Kabaklaan, the way of bakla beauty
Kabaklaan has few rules. Other than compulsory respect for the matriarchal hierarchy, the main one is this: boys go with girls and girls go with boys. It is one a bakla must observe; it is the key to her freedom. In this context, lesbians or ‘tomboys’ always appear to be boys, just as baklas appear to be girls.
Both the types recognised in the West, homosexual transsexuals (Complete Sexual Inverts) and nonhomosexual transitioners (Autogynephilic males) appear here but crucially, they are united in kabaklaan, through the performance of beauty, of feminine gender. And this has one undeniable end: to make oneself sexually attractive to men.

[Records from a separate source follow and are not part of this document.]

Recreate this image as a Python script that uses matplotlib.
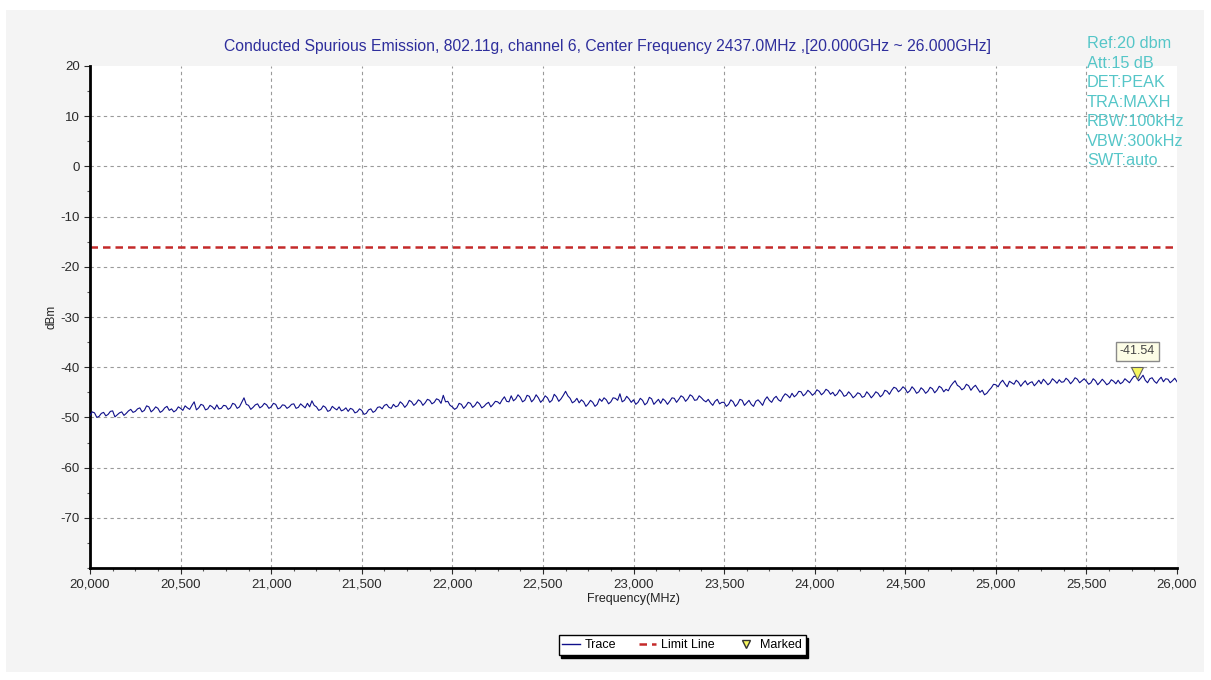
import numpy as np
import matplotlib
matplotlib.use('Agg')
import matplotlib.pyplot as plt
from matplotlib.lines import Line2D
from matplotlib.patches import Rectangle

plt.rcParams['font.family'] = ['Liberation Sans', 'DejaVu Sans']
plt.rcParams['axes.unicode_minus'] = False

# trace, one point every 25 MHz from 20,000 to 26,000 MHz
freq_start = 20000
freq_step = 25
trace_dbm = [
	-49.6, -49.1, -49.8, -49.0, -49.4, -48.7, -49.5, -48.9, -49.2, -48.4,
	-48.8, -48.1, -48.6, -47.9, -48.5, -48.2, -48.7, -47.8, -48.3, -48.6,
	-48.2, -47.7, -48.4, -46.9, -48.1, -47.6, -48.3, -47.9, -47.5, -48.2,
	-47.7, -48.1, -47.4, -47.9, -46.1, -47.6, -48.0, -47.3, -47.8, -47.5,
	-47.9, -47.4, -48.1, -47.6, -47.9, -47.3, -48.0, -47.7, -47.2, -46.7,
	-47.9, -48.4, -48.0, -48.6, -48.2, -47.9, -48.5, -48.8, -48.4, -48.9,
	-48.6, -49.2, -48.3, -48.7, -47.9, -47.6, -48.0, -47.4, -47.7, -47.3,
	-47.5, -46.9, -47.2, -46.8, -47.1, -46.6, -47.0, -46.5, -45.6, -46.8,
	-47.9, -48.1, -47.4, -47.7, -47.2, -47.6, -47.3, -47.8, -47.0, -47.4,
	-46.9, -46.5, -46.8, -45.7, -46.3, -46.0, -46.6, -45.8, -46.4, -46.1,
	-46.5, -46.1, -46.6, -45.9, -46.3, -44.8, -46.2, -46.8, -47.1, -46.9,
	-47.3, -47.0, -47.4, -46.8, -46.5, -46.9, -46.2, -45.3, -46.6, -46.3,
	-46.5, -47.0, -46.6, -47.1, -46.3, -46.9, -47.2, -46.7, -46.8, -46.2,
	-46.4, -46.0, -46.3, -45.8, -46.5, -46.1, -46.9, -47.1, -46.8, -47.3,
	-47.0, -47.4, -46.9, -47.3, -46.6, -47.1, -47.4, -46.8, -47.0, -46.5,
	-46.6, -46.2, -46.5, -45.9, -45.6, -45.2, -45.5, -44.9, -45.3, -45.0,
	-45.2, -44.8, -45.1, -44.7, -45.0, -45.3, -45.0, -45.6, -45.4, -45.7,
	-45.3, -45.8, -45.4, -45.6, -45.2, -45.5, -44.8, -44.6, -44.2, -44.5,
	-44.3, -44.7, -44.4, -44.9, -44.5, -44.8, -44.3, -44.6, -44.1, -44.4,
	-43.8, -42.7, -43.9, -44.2, -43.7, -44.0, -44.3, -44.6, -45.2, -44.1,
	-43.5, -43.1, -43.3, -42.8, -43.4, -43.0, -43.2, -43.5, -42.9, -43.2,
	-43.3, -42.9, -43.1, -42.7, -42.5, -42.9, -42.6, -42.8, -42.4, -42.7,
	-42.8, -43.1, -42.7, -43.0, -42.9, -43.2, -42.8, -42.6, -43.0, -42.7,
	-42.4, -41.9, -42.2, -42.6, -42.3, -42.8, -42.5, -42.9, -42.4, -42.7,
	-42.9,
]
# readings half way between the points above (20,012.5 MHz, 20,037.5 MHz, ...)
trace_dbm_mid = [
	-48.9, -50.0, -49.2, -49.7, -48.8, -49.9, -49.1, -49.6, -48.7, -49.0,
	-48.3, -48.9, -47.7, -48.9, -47.9, -49.0, -48.1, -48.6, -48.9, -47.9,
	-48.6, -48.1, -47.6, -48.5, -47.4, -48.5, -47.6, -48.4, -48.3, -47.6,
	-48.4, -47.2, -48.2, -47.0, -47.4, -48.4, -47.5, -48.1, -47.2, -48.2,
	-47.2, -48.3, -47.5, -48.2, -47.4, -48.2, -47.3, -48.1, -47.9, -47.6,
	-48.6, -47.7, -48.8, -47.8, -48.5, -48.7, -48.1, -48.2, -49.1, -48.3,
	-49.4, -48.5, -49.0, -48.0, -48.3, -47.4, -48.2, -47.9, -46.9, -48.0,
	-46.6, -47.6, -46.5, -47.6, -46.4, -47.3, -46.3, -47.2, -46.9, -47.6,
	-48.4, -47.2, -48.2, -47.0, -48.0, -46.9, -48.1, -47.3, -47.9, -46.8,
	-47.3, -45.9, -46.9, -46.7, -45.5, -46.9, -45.6, -46.9, -45.5, -47.0,
	-45.7, -47.0, -45.4, -46.8, -45.6, -45.7, -47.1, -46.2, -46.5, -47.8,
	-46.6, -47.8, -46.3, -46.1, -47.3, -46.1, -46.6, -46.9, -45.8, -47.0,
	-47.4, -46.2, -47.5, -46.0, -47.4, -46.4, -46.3, -47.4, -46.1, -47.0,
	-45.7, -46.8, -45.5, -46.6, -45.7, -46.6, -46.4, -47.6, -46.4, -47.0,
	-47.8, -46.5, -47.8, -46.4, -47.6, -46.6, -47.8, -46.5, -47.6, -45.9,
	-47.0, -45.8, -46.8, -45.3, -46.1, -45.9, -44.8, -45.7, -44.6, -45.6,
	-44.5, -45.5, -44.4, -45.4, -45.7, -44.5, -45.8, -44.9, -46.1, -45.1,
	-46.0, -44.9, -46.1, -44.9, -45.9, -44.6, -45.4, -44.0, -44.9, -43.9,
	-45.1, -43.9, -45.2, -44.1, -45.2, -44.0, -45.1, -43.8, -44.9, -44.7,
	-43.2, -43.6, -44.5, -43.4, -44.6, -43.6, -45.0, -45.5, -44.6, -43.4,
	-43.9, -42.6, -43.9, -43.1, -42.6, -43.8, -42.7, -43.1, -43.7, -42.6,
	-42.4, -43.5, -42.3, -43.2, -43.0, -42.2, -43.3, -42.1, -43.1, -42.3,
	-43.4, -42.3, -43.5, -42.4, -43.5, -42.5, -43.3, -43.3, -42.3, -43.1,
	-41.8, -42.7, -41.6, -43.1, -42.1, -43.2, -42.0, -42.3, -43.1, -42.2,
]
trace_freq = freq_start + freq_step * np.arange(len(trace_dbm))
mid_freq = trace_freq[:-1] + freq_step / 2
# merge both sets into one sweep
all_freq = np.empty(len(trace_freq) + len(mid_freq))
all_freq[0::2] = trace_freq
all_freq[1::2] = mid_freq
all_dbm = np.empty(len(all_freq))
all_dbm[0::2] = trace_dbm
all_dbm[1::2] = trace_dbm_mid

limit_dbm = -16.0
marker_freq = 25780
marker_dbm = -41.54

x_ticks = [20000, 20500, 21000, 21500, 22000, 22500, 23000, 23500, 24000, 24500, 25000, 25500, 26000]
y_ticks = [20, 10, 0, -10, -20, -30, -40, -50, -60, -70]

title = 'Conducted Spurious Emission, 802.11g, channel 6, Center Frequency 2437.0MHz ,[20.000GHz ~ 26.000GHz]'
info_lines = ['Ref:20 dbm', 'Att:15 dB', 'DET:PEAK', 'TRA:MAXH', 'RBW:100kHz', 'VBW:300kHz', 'SWT:auto']

W, H = 1211, 680
fig = plt.figure(figsize=(W / 100, H / 100), dpi=100, facecolor='white')
# light grey panel behind everything
fig.patches.append(Rectangle((6 / W, 8 / H), 1198 / W, 662 / H, transform=fig.transFigure,
							 facecolor='#f4f4f4', edgecolor='none', zorder=-10))

ax = fig.add_axes([90 / W, 1 - 568 / H, 1087 / W, 502 / H])
ax.set_zorder(1)
ax.set_facecolor('white')
ax.set_xlim(20000, 26000)
ax.set_ylim(-80, 20)

# grid drawn by hand so the top / edges stay clean
for x in x_ticks[1:-1]:
	ax.axvline(x, color='#9a9a9a', lw=0.8, ls=(0, (3, 3)), zorder=1)
for y in y_ticks[1:]:
	ax.axhline(y, color='#9a9a9a', lw=0.8, ls=(0, (3, 3)), zorder=1)

ax.axhline(limit_dbm, color='#c42a2a', lw=1.8, ls=(0, (3, 2)), zorder=2)
ax.plot(all_freq, all_dbm, color='#10108a', lw=0.8, zorder=3)
ax.plot([marker_freq], [marker_dbm + 0.4], marker='v', ms=8, color='#f6f65e', mec='#606060', mew=0.8, ls='none', zorder=4)
ax.annotate('%.2f' % marker_dbm, xy=(marker_freq, marker_dbm), xytext=(0, 17), textcoords='offset points',
			ha='center', va='center', fontsize=9, color='#444444',
			bbox=dict(boxstyle='square,pad=0.3', fc='#fdfde6', ec='#8a8a8a', lw=1), zorder=5)

for side in ['top', 'right']:
	ax.spines[side].set_visible(False)
ax.spines['left'].set_linewidth(2)
ax.spines['bottom'].set_linewidth(2)

ax.set_xticks(x_ticks)
ax.set_xticklabels(['{:,}'.format(x) for x in x_ticks])
ax.set_xticks(np.arange(20000, 26001, 125), minor=True)
ax.set_yticks(y_ticks)
ax.set_yticks(np.arange(-80, 21, 5), minor=True)
ax.tick_params(axis='both', which='major', labelsize=9.5, colors='#2a2a2a', length=4, width=0.8)
ax.tick_params(axis='both', which='minor', length=2.5, width=0.8, colors='#555555')

ax.set_xlabel('Frequency(MHz)', fontsize=9, color='#222222', labelpad=2)
ax.set_ylabel('dBm', fontsize=8.5, color='#222222', labelpad=2)

fig.text(608 / W, 1 - 47 / H, title, ha='center', va='center', fontsize=11.3, color='#2e2e9c')
for i, line in enumerate(info_lines):
	fig.text(1087 / W, 1 - (44 + i * 19.4) / H, line, ha='left', va='center', fontsize=11.7, color='#55c6c8')

handles = [Line2D([], [], color='#10108a', lw=1),
		   Line2D([], [], color='#c42a2a', lw=1.8, ls=(0, (3, 2))),
		   Line2D([], [], marker='v', ms=6, color='#f6f65e', mec='#333333', ls='none')]
leg = fig.legend(handles, ['Trace', 'Limit Line', 'Marked'], loc='center', bbox_to_anchor=(682 / W, 1 - 645 / H),
				 ncol=3, fontsize=9, frameon=True, fancybox=False, handlelength=1.4, handletextpad=0.4,
				 columnspacing=1.8, borderpad=0.3, shadow={'color': 'black', 'alpha': 1})
leg.get_frame().set_edgecolor('black')
leg.get_frame().set_linewidth(1)

fig.savefig('out.png', dpi=100, facecolor=fig.get_facecolor())
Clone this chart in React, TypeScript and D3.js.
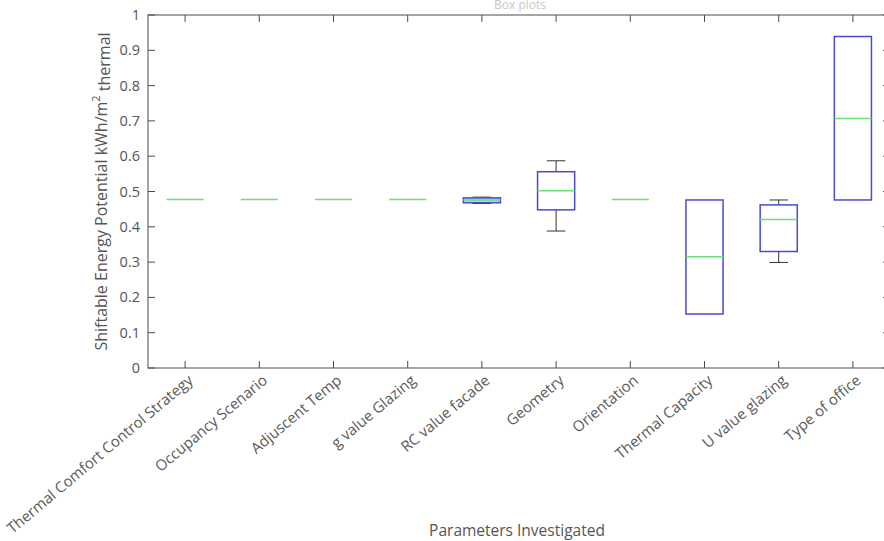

To put that another way, a batang bakla who is fascinated by being a girl, dresses as a girl and has crushes on men by the age of six, will be advised, within kabaklaan, to complete as a woman and get a boyfriend. At the same time, the late bloomer, fascinated by feminine beauty, will be told the same thing. What is the point of being beautiful if it doesn’t attract men?
Liaisons with men are central to bakla life, no matter how the girl became one. For the batang bakla, bonding with a man who will stay with her is a life-goal, a dream, and she will do everything she can to achieve that. For the late bloomer, sex with a man sets the seal on her self as a woman. It is like two sides of one coin; kabaklaan is a nexus that unites all baklas as sisters. And it exists, under different names, everywhere in the world, outside the Benighted West.
Inside kabaklaan it doesn’t matter if your wrist is limp, your elbow flexed or you mince when you walk. Eyeing up the boys with open sexual desire is just what you’re expected to do; everybody knows baklas are crazy about men. If your passion is dancing, dressmaking, cosmetics or any one of a long list of ‘feminine’ occupations, those are fine too. Kabaklaan gives a bakla almost complete freedom and more, will defend her and her choices.